Young is also the founder and co-director of the Center for Digital Behavior at UCLA. Established this year, the multidisciplinary center provides a forum for academic researchers and private sector companies to jointly explore how social media and mobile technology can increase our understanding of human behavior.
Sean Young presenting at the CHIPTS conference |
For the study, the research team collected more than 550 million tweets between May 26 and December 9, 2012. They created an algorithm to filter tweets based on whether they were suggestive of HIV-related risk behaviors, using key words and phrases, such as “sex” and “get high.” The algorithm captured more than 9,800 tweets, 8,538 of which were indicative of sexually risky behavior and 1,342 with references to stimulant drug use. The geolocated tweets were used to create a visual map, depicting the origin of these HIV-related tweets. When the tweet data was merged with the AIDSVu.org map data on national HIV cases, statistical modeling showed a significant positive relationship (p < .01) between HIV tweets and HIV prevalence.
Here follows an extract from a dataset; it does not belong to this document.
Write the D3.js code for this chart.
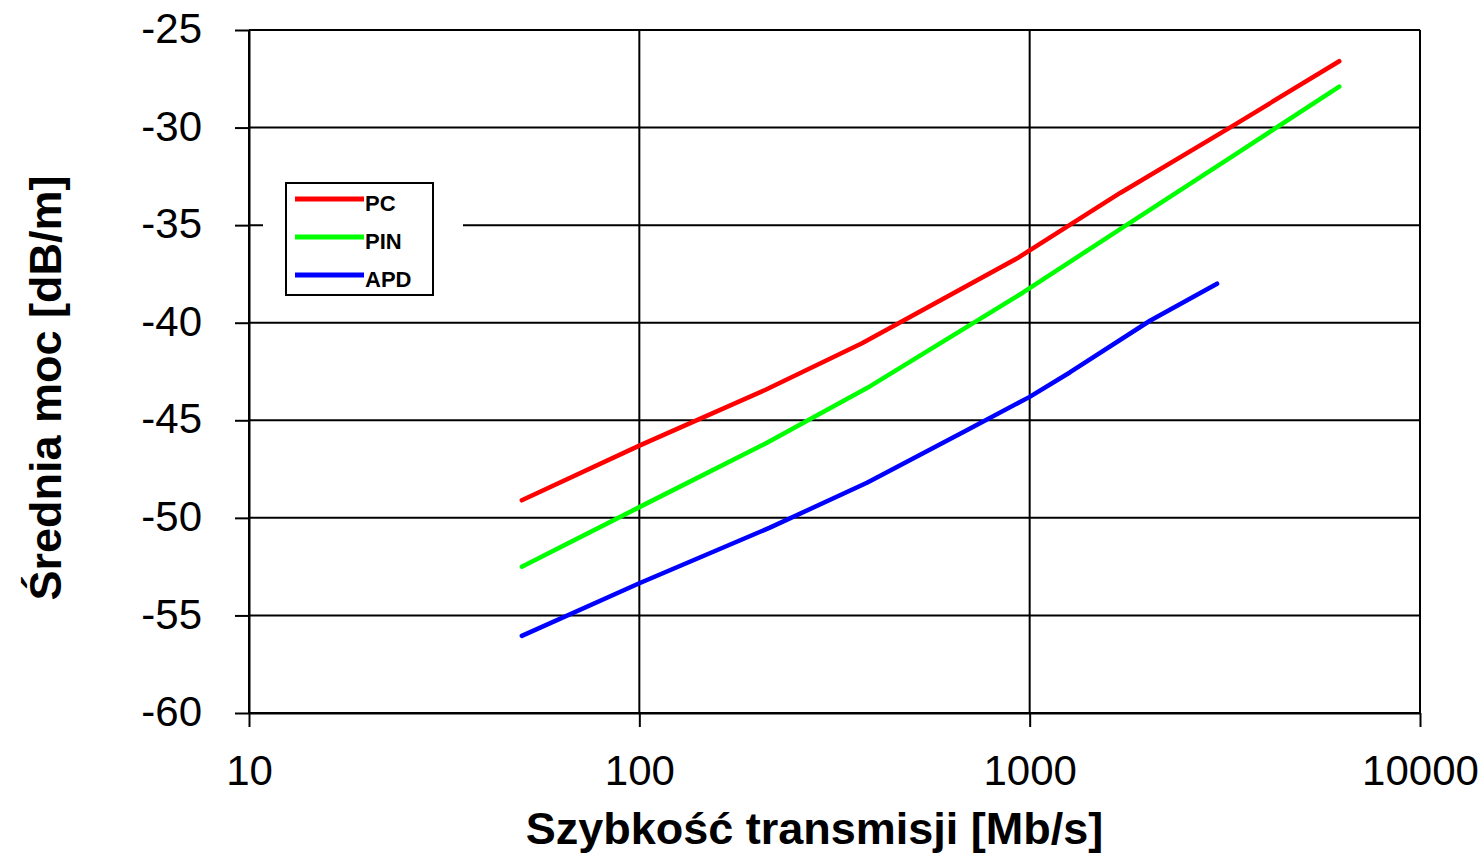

Not surprisingly, the states with the highest number of tweets, both overall as well as HIV-related, were our nation’s most populous: California, Texas, New York and Florida. On a per capita basis, the largest number of tweets denoting HIV risk came from the District of Columbia, Delaware, Louisiana, and South Carolina. States with the highest per capita rate of general tweet activity were Utah, North Dakota, and Nevada.
The authors are confident in the feasibility of this method to study HIV-related outcomes. They note that the study’s main limitation was a lack of more recent HIV data; AIDSVu.org’s mapping data was last updated in 2009. For this approach to become a standard for detection and remote monitoring, the data will need to be frequently updated. Being able to compare tweets with disease outbreak in real-time would provide a very powerful public health tool.